An alternate explanation for the "indie boom"
When we (and by “we” I mean you, me, us, the ones here reading this) describe something as “indie,” we mean that it is associated with some of the cultural objects chosen from a group that includes Vespas, thrift stores, Michael Cera, veganism, etc. So when we talk about indie being bigger now, the implication—and, I think, the assumption—is that it’s not just that indie things are more popular, but that more people are “indie,” in that they too like a number of different cultural objects from the aforementioned group. Their lifestyles, in other words, have changed.
But I am not convinced that this is the case. Having now spent a certain amount of time outside of New York, I have not met a lot of people you would describe as “indie.” I have met people who like, say, Vampire Weekend, but they do not really like any of the other things we might associate with Vampire Weekend. If I had to bet where this (relatively!) expanded audience for indie bands has come from, I would bet my money on it being the same people who buy Starbucks-exclusive CDs, who are belatedly chasing music that reminds them of the music they have always liked, i.e. since the 60s, which is respectable and artistic and so forth. Just because someone likes Vampire Weekend doesn’t mean they like Wes Anderson, and just because someone wears American Apparel doesn’t mean they listen to Vampire Weekend. It just means they like American Apparel. Because we have spent most of our lives immersed in this aesthetic, we assume that this new audience acts as we have acted, which is to pick up on one strain of indie and then follow it through to the other incarnations and situate yourself inside one of the permutations. There is no evidence, however, that this is necessarily happening, or at least none that I’m aware of. They may only like the thing itself, not the broader idea.

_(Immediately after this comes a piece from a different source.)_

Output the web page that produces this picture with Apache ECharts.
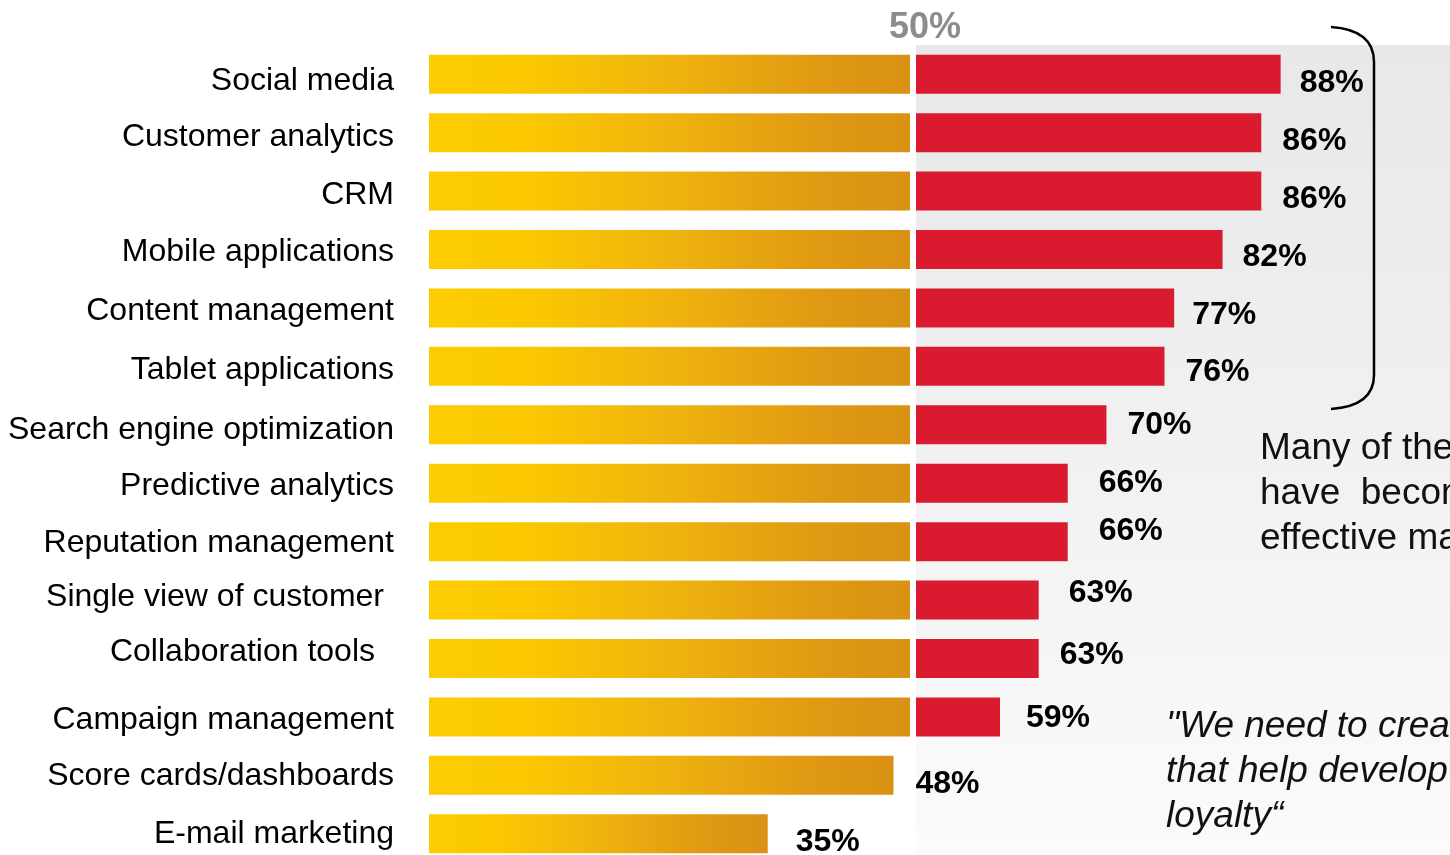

My point here is that something more interesting might actually be going on. When a style passes into the mainstream it doesn’t mean that the totality of the lifestyle that style describes is being accepted, but rather that some particular aspect of the style has managed to coincide with mass tastes. Instead of assuming that the new audience for indie has been led there by the same impulses that drove us, or accusing the aspects that have caught their fancy of not being “really” indie but just the old mainstream in slightly different clothes, it’s worth asking—why those clothes? Why did people want to wear them? What about their existing tastes led them to this particular nexus of signifiers? And once we know that, we can start to consider what strains might, in fact, get followed further, and which might be ignored.

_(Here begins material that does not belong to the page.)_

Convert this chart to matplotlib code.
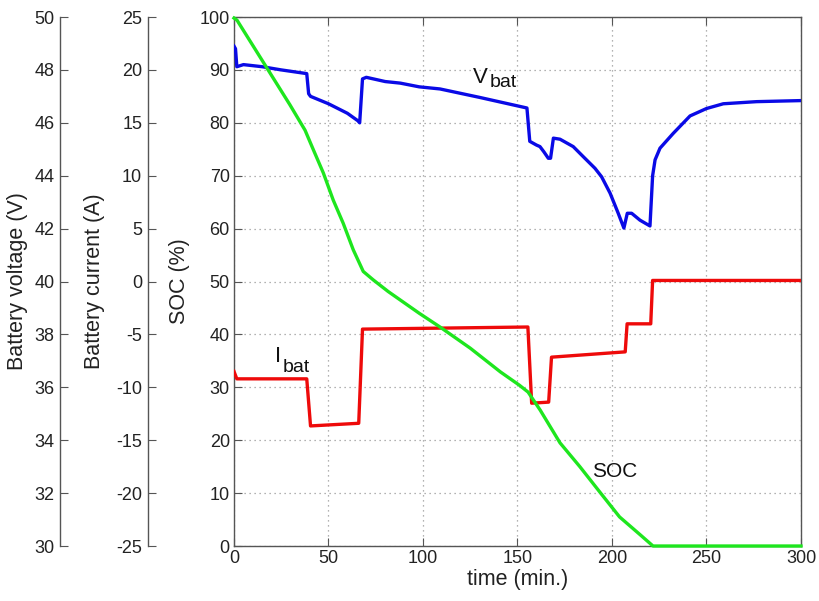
import matplotlib
matplotlib.use('Agg')
import matplotlib.pyplot as plt
from matplotlib.transforms import offset_copy

plt.rcParams['font.family'] = ['Liberation Sans', 'DejaVu Sans']
plt.rcParams['axes.unicode_minus'] = False

# Battery voltage (V) versus time (min.)
time_v = [0, 0.8, 1.5, 5, 15, 25, 38.5, 39.5, 40.5, 50, 60, 65.5, 66.5,
          68, 70, 80, 88, 98, 109, 130, 150, 155, 156.5, 160, 161.9, 164,
          166.3, 167.5, 169, 172.5, 179.5, 184.8, 191, 194.5, 199, 203.3,
          206.3, 208.1, 210.4, 214.8, 220.1, 221.5, 222.8, 225.4, 232.4,
          241.3, 250, 258.9, 276.5, 300]
vbat = [48.9, 48.8, 48.12, 48.2, 48.12, 48.0, 47.86, 47.1, 47.0, 46.72,
        46.36, 46.08, 46.0, 47.66, 47.72, 47.56, 47.5, 47.36, 47.28, 46.96,
        46.64, 46.56, 45.3, 45.16, 45.1, 44.9, 44.66, 44.66, 45.42, 45.38,
        45.1, 44.72, 44.28, 43.96, 43.34, 42.58, 42.02, 42.58, 42.58, 42.32,
        42.1, 44.0, 44.6, 45.04, 45.6, 46.26, 46.54, 46.72, 46.8, 46.84]

# Battery current (A) versus time (min.)
time_i = [0, 1.5, 38.5, 40.5, 66, 68, 155.5, 157.5, 166.5, 168, 207, 208,
          220.5, 221.5, 300]
ibat = [-8.5, -9.2, -9.2, -13.65, -13.4, -4.5, -4.3, -11.5, -11.4, -7.15,
        -6.65, -4.0, -4.0, 0.1, 0.1]

# State of charge (%) versus time (min.)
time_soc = [0, 1.6, 29.6, 37.6, 42, 47.3, 52.5, 57.8, 63.1, 68.4, 73.7,
            81.6, 98, 109, 125, 141, 151, 155.6, 162, 172.5, 183, 194, 204,
            215, 221.7, 300]
soc = [99.8, 99.4, 83.4, 78.6, 74.9, 70.5, 65.4, 61.0, 56.0, 51.9, 50.3,
       48.1, 44.0, 41.4, 37.4, 32.9, 30.4, 29.1, 25.7, 19.5, 15.0, 10.0, 5.5,
       2.1, 0.0, 0.0]

time_ticks = [0, 50, 100, 150, 200, 250, 300]
soc_ticks = [0, 10, 20, 30, 40, 50, 60, 70, 80, 90, 100]
volt_ticks = [30, 32, 34, 36, 38, 40, 42, 44, 46, 48, 50]
curr_ticks = [-25, -20, -15, -10, -5, 0, 5, 10, 15, 20, 25]

SPINE = '#555555'
TEXT = '#222222'
FS_TICK = 13
FS_LABEL = 15.5
LW = 2.4

fig = plt.figure(figsize=(8.19, 6.01), dpi=100)
fig.patch.set_facecolor('white')
ax = fig.add_axes([0.2857, 0.0915, 0.6923, 0.8802])

# main SOC axis
ax.set_xlim(0, 300)
ax.set_ylim(0, 100)
ax.set_xticks(time_ticks)
ax.set_yticks(soc_ticks)
ax.grid(True, linestyle=(0, (1, 3)), color='#999999', linewidth=0.9)
ax.tick_params(direction='in', top=True, right=True, length=6,
               labelsize=FS_TICK, colors=SPINE, labelcolor=TEXT, pad=3)
for s in ax.spines.values():
    s.set_color(SPINE)
    s.set_linewidth(1.0)
ax.set_xlabel('time (min.)', fontsize=FS_LABEL, color=TEXT, labelpad=1)
ax.set_ylabel('SOC (%)', fontsize=FS_LABEL, color=TEXT)
ax.yaxis.set_label_coords(-0.078, 0.5)


def side_axis(pos, lims, ticks, label, label_x):
    a = ax.twinx()
    a.patch.set_visible(False)
    a.set_ylim(*lims)
    a.set_yticks(ticks)
    a.yaxis.set_ticks_position('left')
    a.yaxis.set_label_position('left')
    a.spines['left'].set_position(('axes', pos))
    a.spines['left'].set_color(SPINE)
    a.spines['left'].set_linewidth(1.0)
    for k in ('right', 'top', 'bottom'):
        a.spines[k].set_visible(False)
    a.tick_params(axis='y', direction='in', length=6, labelsize=FS_TICK,
                  colors=SPINE, labelcolor=TEXT, pad=4,
                  left=True, right=False, labelleft=True, labelright=False)
    a.set_ylabel(label, fontsize=FS_LABEL, color=TEXT)
    a.yaxis.set_label_coords(label_x, 0.5)
    return a


ax_v = side_axis(-0.307, (30, 50), volt_ticks, 'Battery voltage (V)', -0.363)
ax_i = side_axis(-0.152, (-25, 25), curr_ticks, 'Battery current (A)', -0.2275)

ax_v.plot(time_v, vbat, color='#0a0ae6', linewidth=LW)
ax_i.plot(time_i, ibat, color='#ee0a0a', linewidth=LW)
ax_soc = ax.twinx()
ax_soc.patch.set_visible(False)
ax_soc.set_ylim(0, 100)
ax_soc.axis('off')
ax_soc.plot(time_soc, soc, color='#1ee61e', linewidth=LW, clip_on=False)


def sub_label(main, sub, x, y, dy):
    ax.text(x, y, main, fontsize=16, color='#111111', ha='left',
            va='baseline')
    t = ax.text(x, y, main, fontsize=16, alpha=0)
    fig.canvas.draw()
    w = t.get_window_extent().width * 72 / fig.dpi
    t.remove()
    tr = offset_copy(ax.transData, fig=fig, x=w + 1, y=-dy, units='points')
    ax.text(x, y, sub, fontsize=14, color='#111111', ha='left',
            va='baseline', transform=tr)


sub_label('V', 'bat', 126.5, 87.5, 2.5)
sub_label('I', 'bat', 21.7, 34.8, 7.5)
ax.text(189.4, 13.0, 'SOC', fontsize=15, color='#111111', ha='left',
        va='baseline')

fig.savefig('out.png', dpi=100, facecolor='white')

Style is important, but as much fun as it might be having style wars and arguing about the true soul of this that or the other, if we’re interested in honestly assessing how style works, we can never assume that it’s static, or that it cares about classification beyond the way that classification gets used as a tactical device. Nitsuh Abebe’s essay (the goad for this, as I hope is obvious) fruitfully considers what the implications of the indie boom might be for the genre itself. But it’s always been more interesting to me, personally, to wonder about what the implications might be for pop culture as a whole.